Every patient is eligible to receive this regimen. However, the benefit we'd anticipate or expect may be markedly different if the patient has a PD-L1 status of 50% versus 90% versus 0%. With that being said, all patients should receive this regimen regardless of PD-L1 status. This is the FDA-approved combination—whether you use it with paclitaxel or nab-paclitaxel is up to the discretion of the physician. It wouldn't surprise me as data emerge, and we learn more about factors like tumor mutational burden (TMB), that there are some patients who have low PD-L1 expression who don't get this regimen upfront. Currently, all patients should receive this, but whether or not that will continue to be the case moving forward is unclear.
What are your thoughts on the IMpower131 findings?
The data with atezolizumab had a similar trial design [to the KEYNOTE studies] except that having paclitaxel or nab-paclitaxel was actually a trial randomization. The other thing is that there wasn't a crossover in this population. Patients were able to receive second-line immunotherapy, but crossover wasn’t allowed. The PFS benefit in this trial was significant in all regards, and [the benefit in terms of] OS was certainly there, just not to the same degree that we saw in the first study. The hazard ratios were all positive. Again, we see that the PD-L1 nonexpressers do not do quite as well, the response rates are lower. We are seeing this continued signal that PD-L1 less than 1%, or essentially nonexpressers, tend to derive less benefit from immunotherapy.
This trial did not quite have the same result in endpoint in either PFS or OS as the KEYNOTE studies did.
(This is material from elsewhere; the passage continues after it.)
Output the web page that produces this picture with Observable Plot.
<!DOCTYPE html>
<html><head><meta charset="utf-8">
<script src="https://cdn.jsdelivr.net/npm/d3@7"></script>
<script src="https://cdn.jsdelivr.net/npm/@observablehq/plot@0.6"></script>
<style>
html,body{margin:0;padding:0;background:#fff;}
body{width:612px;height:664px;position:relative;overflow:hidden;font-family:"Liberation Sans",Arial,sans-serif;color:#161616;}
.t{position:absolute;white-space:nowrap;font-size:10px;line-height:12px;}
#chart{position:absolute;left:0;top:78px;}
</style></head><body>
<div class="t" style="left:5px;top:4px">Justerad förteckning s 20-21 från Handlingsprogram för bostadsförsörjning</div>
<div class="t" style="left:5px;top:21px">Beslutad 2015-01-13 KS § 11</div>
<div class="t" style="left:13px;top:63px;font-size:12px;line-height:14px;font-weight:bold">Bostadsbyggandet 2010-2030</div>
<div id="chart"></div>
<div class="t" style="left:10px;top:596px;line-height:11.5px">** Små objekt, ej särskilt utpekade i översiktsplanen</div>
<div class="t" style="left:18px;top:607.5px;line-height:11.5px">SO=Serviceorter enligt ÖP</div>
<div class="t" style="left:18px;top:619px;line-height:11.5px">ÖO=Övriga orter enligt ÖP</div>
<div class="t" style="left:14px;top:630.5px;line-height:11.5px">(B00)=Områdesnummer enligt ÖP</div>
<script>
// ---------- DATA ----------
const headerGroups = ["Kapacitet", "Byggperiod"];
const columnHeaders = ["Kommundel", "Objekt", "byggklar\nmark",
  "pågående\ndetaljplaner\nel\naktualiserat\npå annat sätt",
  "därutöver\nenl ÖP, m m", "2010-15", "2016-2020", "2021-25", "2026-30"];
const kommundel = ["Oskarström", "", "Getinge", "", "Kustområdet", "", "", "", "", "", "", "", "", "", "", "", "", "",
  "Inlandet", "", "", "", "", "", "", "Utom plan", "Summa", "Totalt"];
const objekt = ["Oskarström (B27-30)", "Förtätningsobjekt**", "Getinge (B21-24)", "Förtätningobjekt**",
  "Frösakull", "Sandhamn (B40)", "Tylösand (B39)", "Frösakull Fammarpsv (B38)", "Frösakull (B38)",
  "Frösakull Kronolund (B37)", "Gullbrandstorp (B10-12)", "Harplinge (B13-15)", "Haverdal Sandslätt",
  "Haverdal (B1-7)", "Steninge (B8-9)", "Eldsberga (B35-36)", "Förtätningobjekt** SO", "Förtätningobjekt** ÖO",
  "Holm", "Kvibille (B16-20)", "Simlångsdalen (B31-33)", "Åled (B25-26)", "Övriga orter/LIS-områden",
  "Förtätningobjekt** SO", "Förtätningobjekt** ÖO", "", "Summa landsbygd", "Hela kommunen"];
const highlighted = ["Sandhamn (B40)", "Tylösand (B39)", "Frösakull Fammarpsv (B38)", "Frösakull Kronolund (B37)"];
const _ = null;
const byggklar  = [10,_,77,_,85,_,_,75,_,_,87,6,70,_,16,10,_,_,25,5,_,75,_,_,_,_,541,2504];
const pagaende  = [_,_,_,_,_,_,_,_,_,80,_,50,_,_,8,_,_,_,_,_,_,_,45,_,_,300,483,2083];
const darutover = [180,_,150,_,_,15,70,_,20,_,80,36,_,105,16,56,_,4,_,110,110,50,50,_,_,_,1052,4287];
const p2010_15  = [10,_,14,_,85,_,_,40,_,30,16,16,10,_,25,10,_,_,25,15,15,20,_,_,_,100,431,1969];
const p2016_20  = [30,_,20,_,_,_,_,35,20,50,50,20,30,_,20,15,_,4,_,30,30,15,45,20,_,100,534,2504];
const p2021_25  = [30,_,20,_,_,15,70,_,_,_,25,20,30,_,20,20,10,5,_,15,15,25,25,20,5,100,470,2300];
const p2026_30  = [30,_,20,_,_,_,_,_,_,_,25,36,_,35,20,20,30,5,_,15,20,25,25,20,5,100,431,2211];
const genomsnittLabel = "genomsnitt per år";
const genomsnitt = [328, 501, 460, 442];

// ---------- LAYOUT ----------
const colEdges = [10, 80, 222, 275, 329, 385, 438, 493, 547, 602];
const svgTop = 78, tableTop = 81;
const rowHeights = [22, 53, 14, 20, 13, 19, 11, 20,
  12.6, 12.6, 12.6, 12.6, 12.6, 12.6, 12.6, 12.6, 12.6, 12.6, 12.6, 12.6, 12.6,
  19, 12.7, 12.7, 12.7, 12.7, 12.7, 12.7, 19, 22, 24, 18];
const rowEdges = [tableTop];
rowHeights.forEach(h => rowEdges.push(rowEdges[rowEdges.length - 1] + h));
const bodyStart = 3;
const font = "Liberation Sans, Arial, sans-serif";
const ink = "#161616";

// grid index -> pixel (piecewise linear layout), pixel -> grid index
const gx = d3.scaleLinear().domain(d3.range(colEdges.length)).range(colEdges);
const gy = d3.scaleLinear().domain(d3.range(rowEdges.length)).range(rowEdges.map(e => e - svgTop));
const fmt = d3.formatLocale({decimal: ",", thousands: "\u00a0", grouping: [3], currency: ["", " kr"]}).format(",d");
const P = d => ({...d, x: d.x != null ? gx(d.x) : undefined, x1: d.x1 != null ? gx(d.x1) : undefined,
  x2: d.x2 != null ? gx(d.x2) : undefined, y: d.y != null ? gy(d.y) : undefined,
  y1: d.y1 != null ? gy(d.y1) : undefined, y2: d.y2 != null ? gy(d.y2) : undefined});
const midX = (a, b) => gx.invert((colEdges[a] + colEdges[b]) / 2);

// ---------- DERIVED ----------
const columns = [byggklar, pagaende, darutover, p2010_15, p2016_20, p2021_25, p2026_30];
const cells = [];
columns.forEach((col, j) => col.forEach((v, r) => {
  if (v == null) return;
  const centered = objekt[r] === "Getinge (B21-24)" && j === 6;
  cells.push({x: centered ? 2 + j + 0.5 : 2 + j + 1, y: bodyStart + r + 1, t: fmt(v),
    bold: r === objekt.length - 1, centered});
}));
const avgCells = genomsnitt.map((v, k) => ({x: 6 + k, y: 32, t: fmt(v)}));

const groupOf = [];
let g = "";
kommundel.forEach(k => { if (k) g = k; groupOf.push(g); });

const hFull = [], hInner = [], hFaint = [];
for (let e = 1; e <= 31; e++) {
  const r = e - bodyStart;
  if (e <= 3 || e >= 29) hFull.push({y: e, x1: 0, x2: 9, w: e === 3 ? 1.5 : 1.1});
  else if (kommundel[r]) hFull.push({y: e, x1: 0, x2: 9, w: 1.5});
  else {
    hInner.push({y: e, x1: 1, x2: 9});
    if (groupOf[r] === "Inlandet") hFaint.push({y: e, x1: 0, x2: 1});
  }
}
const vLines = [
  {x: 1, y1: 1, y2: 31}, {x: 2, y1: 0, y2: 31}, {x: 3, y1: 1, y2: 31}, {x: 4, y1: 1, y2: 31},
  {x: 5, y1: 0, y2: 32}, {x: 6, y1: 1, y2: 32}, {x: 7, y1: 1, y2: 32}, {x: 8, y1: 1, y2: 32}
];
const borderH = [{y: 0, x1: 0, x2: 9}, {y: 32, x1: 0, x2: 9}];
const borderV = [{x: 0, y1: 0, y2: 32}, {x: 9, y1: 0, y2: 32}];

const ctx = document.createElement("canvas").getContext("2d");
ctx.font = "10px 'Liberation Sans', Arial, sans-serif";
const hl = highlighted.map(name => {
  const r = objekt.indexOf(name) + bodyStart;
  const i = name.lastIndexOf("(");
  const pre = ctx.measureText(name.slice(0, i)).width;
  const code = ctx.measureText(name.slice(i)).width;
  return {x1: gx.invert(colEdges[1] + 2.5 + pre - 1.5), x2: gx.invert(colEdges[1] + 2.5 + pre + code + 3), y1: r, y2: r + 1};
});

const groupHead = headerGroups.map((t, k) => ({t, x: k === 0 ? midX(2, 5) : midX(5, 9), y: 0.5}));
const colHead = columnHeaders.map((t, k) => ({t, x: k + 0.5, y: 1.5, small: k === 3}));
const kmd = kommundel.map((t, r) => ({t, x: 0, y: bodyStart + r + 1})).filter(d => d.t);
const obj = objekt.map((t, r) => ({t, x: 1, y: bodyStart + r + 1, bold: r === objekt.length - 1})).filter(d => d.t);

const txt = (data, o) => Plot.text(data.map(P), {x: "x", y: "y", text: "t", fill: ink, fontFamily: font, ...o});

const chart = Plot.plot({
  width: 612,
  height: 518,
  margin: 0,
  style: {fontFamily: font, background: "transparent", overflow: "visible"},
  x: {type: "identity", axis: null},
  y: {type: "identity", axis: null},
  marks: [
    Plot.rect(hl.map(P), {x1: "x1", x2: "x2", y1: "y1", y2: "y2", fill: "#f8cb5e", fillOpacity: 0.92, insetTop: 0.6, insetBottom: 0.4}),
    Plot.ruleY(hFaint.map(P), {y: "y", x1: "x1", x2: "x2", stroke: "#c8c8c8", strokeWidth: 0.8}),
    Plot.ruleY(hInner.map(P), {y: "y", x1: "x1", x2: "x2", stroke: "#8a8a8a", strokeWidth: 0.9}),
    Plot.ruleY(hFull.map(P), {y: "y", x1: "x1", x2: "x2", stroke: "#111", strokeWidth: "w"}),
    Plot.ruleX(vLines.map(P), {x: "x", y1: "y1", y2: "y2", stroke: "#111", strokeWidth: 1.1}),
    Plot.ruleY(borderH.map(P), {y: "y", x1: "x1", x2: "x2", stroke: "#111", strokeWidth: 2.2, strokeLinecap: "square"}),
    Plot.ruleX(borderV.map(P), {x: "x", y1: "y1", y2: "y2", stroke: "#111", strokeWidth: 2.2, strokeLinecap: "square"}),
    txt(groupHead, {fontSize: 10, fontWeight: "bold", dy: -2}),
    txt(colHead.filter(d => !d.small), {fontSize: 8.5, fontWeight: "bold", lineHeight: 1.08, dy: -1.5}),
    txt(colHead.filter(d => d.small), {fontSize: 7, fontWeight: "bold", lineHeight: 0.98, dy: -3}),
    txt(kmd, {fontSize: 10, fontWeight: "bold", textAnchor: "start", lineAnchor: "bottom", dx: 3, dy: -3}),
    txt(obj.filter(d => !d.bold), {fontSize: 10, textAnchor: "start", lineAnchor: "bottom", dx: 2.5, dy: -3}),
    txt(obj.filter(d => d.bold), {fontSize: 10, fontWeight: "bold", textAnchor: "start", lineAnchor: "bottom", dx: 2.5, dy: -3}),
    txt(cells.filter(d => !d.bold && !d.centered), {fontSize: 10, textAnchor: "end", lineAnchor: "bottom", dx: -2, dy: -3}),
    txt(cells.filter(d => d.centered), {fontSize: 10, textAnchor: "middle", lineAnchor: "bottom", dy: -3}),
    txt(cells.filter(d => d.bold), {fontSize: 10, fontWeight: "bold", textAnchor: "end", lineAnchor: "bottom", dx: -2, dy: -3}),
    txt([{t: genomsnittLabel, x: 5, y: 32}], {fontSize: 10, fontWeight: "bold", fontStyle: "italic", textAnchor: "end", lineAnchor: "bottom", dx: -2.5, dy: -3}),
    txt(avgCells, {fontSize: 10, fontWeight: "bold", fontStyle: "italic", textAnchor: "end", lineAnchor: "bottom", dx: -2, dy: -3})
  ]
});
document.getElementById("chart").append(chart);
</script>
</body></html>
This is not an FDA-approved regimen and we are not routinely using [this approach] in this patient population. That being said, as [the data] mature, and we see more data presented from this, we may feel very differently .
In general, how has the emergence of immunotherapy improved the outlook for patients with NSCLC?
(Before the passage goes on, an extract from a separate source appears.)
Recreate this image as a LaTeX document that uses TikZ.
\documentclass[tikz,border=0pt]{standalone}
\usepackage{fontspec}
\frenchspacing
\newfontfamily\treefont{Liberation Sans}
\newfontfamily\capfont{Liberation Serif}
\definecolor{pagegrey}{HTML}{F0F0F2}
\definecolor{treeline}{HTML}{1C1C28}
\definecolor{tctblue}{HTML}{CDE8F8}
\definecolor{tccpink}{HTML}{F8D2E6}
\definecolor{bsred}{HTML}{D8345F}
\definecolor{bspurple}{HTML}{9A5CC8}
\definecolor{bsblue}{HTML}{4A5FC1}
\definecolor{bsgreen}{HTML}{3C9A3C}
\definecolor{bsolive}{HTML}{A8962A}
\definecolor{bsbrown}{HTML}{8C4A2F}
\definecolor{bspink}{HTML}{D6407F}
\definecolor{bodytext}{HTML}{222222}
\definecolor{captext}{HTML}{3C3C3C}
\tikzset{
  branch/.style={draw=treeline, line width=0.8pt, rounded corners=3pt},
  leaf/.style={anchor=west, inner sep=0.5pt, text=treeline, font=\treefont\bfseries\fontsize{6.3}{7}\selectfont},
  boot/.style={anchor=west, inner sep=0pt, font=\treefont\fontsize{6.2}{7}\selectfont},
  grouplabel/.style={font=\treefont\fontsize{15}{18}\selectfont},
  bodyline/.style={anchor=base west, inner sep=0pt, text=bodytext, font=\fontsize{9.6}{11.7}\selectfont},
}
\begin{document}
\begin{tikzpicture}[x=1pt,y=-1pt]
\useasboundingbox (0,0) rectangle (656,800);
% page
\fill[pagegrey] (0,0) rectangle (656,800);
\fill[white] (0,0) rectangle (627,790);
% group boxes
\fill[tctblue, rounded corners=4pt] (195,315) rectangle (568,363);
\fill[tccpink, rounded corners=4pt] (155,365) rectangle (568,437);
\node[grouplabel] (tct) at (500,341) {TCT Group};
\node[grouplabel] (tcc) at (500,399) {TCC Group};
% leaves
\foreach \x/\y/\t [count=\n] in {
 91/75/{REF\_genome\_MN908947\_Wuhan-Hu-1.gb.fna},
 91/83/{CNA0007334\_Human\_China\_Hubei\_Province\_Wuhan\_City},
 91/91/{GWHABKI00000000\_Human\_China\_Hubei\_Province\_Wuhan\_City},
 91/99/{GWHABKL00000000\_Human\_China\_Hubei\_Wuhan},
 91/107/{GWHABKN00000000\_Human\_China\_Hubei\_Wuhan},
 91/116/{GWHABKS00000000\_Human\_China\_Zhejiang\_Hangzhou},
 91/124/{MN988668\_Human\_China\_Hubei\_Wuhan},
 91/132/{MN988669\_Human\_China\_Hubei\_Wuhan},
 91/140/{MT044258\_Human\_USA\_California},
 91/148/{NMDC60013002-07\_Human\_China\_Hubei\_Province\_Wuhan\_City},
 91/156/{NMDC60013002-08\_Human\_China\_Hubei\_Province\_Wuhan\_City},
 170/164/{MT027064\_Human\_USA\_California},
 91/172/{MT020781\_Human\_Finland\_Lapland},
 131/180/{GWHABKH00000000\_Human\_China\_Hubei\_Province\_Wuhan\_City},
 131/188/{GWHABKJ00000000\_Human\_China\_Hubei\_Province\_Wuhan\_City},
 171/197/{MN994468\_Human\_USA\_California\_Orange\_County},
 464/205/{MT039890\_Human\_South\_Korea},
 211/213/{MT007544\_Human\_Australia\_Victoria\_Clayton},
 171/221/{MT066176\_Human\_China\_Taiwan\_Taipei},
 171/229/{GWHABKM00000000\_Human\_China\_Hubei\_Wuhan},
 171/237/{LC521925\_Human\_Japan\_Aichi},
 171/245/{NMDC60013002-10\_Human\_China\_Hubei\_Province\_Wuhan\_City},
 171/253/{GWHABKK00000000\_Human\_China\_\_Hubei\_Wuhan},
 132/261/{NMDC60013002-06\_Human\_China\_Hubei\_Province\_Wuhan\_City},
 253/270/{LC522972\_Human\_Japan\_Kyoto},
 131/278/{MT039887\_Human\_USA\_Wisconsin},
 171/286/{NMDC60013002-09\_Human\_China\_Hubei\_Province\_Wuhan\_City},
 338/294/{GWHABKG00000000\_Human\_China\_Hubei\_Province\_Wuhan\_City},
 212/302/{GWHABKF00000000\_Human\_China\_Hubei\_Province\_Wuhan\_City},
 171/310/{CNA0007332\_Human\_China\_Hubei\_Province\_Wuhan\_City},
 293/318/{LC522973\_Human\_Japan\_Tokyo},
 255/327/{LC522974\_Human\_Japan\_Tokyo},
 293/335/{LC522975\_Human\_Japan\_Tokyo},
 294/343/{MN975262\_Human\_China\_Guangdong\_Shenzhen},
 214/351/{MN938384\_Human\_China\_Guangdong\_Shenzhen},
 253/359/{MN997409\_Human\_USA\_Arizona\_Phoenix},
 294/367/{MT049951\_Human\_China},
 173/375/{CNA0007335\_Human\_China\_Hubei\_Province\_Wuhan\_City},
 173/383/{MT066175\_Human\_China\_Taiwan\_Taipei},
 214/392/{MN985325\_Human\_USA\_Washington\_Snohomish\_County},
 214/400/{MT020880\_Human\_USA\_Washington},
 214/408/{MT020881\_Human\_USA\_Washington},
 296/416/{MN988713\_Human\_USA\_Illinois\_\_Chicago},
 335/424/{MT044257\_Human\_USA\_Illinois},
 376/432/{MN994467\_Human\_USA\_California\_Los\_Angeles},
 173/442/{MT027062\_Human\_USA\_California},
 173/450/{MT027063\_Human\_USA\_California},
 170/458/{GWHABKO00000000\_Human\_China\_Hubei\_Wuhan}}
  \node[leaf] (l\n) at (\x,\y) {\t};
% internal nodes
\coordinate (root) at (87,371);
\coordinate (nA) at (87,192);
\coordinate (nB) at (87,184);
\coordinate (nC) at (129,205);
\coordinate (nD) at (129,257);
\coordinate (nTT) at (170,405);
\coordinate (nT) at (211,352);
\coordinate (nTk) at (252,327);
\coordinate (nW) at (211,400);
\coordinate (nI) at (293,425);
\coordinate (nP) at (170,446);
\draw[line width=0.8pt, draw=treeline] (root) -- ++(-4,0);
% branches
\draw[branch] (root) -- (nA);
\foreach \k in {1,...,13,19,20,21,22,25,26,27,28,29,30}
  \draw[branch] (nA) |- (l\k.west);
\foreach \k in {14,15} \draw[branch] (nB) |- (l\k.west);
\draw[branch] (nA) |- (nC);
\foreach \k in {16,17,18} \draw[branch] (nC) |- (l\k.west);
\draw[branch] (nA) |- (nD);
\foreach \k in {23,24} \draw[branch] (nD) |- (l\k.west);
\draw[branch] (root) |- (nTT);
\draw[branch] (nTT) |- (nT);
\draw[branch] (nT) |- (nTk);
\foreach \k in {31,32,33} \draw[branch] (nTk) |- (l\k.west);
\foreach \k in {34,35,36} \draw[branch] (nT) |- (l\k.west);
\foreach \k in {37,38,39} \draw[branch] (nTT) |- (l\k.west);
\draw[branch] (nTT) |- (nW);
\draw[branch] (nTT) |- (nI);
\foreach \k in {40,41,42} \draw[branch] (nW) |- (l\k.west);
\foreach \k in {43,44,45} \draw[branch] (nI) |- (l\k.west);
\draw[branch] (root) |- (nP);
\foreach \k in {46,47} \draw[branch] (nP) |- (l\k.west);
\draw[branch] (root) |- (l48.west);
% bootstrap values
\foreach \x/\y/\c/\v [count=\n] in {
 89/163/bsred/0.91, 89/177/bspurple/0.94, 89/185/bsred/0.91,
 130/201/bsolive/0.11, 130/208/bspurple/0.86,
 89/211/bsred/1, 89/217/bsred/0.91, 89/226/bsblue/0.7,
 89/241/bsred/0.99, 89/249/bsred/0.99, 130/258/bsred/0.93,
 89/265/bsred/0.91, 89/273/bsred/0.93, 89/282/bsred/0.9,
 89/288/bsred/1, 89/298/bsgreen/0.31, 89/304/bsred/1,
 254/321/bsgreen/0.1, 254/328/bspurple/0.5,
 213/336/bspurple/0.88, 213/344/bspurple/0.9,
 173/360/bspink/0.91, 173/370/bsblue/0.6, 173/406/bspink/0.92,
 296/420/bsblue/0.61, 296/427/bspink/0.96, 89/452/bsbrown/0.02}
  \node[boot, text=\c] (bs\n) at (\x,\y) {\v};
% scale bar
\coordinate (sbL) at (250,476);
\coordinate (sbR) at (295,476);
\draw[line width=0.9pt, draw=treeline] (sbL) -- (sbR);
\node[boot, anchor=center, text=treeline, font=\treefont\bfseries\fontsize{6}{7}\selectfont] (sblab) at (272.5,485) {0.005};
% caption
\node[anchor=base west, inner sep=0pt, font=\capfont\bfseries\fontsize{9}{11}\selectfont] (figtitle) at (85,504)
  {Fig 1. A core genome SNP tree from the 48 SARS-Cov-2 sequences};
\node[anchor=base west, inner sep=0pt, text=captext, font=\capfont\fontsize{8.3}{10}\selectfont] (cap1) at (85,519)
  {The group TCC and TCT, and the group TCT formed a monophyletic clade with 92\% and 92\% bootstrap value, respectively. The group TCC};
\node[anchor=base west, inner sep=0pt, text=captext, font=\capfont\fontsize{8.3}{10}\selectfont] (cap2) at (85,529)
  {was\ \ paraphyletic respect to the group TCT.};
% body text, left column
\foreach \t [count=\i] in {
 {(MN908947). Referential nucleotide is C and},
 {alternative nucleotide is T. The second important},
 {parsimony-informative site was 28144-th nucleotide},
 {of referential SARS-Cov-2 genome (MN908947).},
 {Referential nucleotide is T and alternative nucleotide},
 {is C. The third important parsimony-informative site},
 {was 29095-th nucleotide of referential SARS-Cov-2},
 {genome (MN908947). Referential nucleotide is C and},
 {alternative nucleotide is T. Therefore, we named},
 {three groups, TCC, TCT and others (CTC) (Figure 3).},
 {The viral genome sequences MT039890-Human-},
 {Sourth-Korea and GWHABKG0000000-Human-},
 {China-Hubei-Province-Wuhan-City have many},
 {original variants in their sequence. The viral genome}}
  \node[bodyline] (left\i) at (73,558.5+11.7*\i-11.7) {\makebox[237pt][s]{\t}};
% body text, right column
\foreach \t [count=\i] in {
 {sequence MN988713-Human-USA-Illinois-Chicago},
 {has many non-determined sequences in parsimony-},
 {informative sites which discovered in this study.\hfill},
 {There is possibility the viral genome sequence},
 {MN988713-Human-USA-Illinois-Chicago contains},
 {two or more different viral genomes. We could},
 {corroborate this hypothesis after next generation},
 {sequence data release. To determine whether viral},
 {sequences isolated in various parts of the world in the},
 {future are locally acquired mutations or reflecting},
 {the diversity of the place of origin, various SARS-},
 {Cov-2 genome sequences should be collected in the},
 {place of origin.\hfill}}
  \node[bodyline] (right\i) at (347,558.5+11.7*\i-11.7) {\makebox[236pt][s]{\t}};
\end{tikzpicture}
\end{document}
Overall, by adding immunotherapy we are seeing a significant improvement in response rates compared with what we were used to seeing with chemotherapy alone. We're seeing OS that is markedly better than anything we've seen before; even when you add immunotherapy in the second-line setting, we are seeing survival benefit there. Our ability to deliver effective immunotherapy is much easier when you start it on day 1 rather than hoping to get it in the second-line setting. That is one of the interesting things that both of these trials demonstrate: the ability to get second-line immunotherapy is not always present.
We always think, "It's so easy to get, who wouldn't be able to get second-line therapy after progression on standard chemotherapy?" However, it turns out that these data clearly show that we are not always able to get second-line immunotherapy. That's part of the reason why these survival benefits manifest themselves. The PFS in the PD-L1—negative group does not seem very impressive in and of itself, but the OS [benefit] is present in that population.
What are some of the biggest challenges that future research will need to address?
The biggest challenge that needs to be worked out is finding more meaningful biomarkers. Does TMB further stratify our patients? Is it going to be two things we are looking at, PD-L1 status and TMB—using an algorithm? Are there more than just those two biomarkers to look at? It’s going to be interesting, as we have combination chemoimmunotherapy with additional agents that may further enhance the immunogenicity of these tumors. We are really in the infancy of immunotherapy in NSCLC; it's only been about 7 years since we even heard the words PD-1/PD-L1 inhibition. We are continuing to learn, and it's happening at a very fast rate. Every 6 months we have multiple new trials to sort through.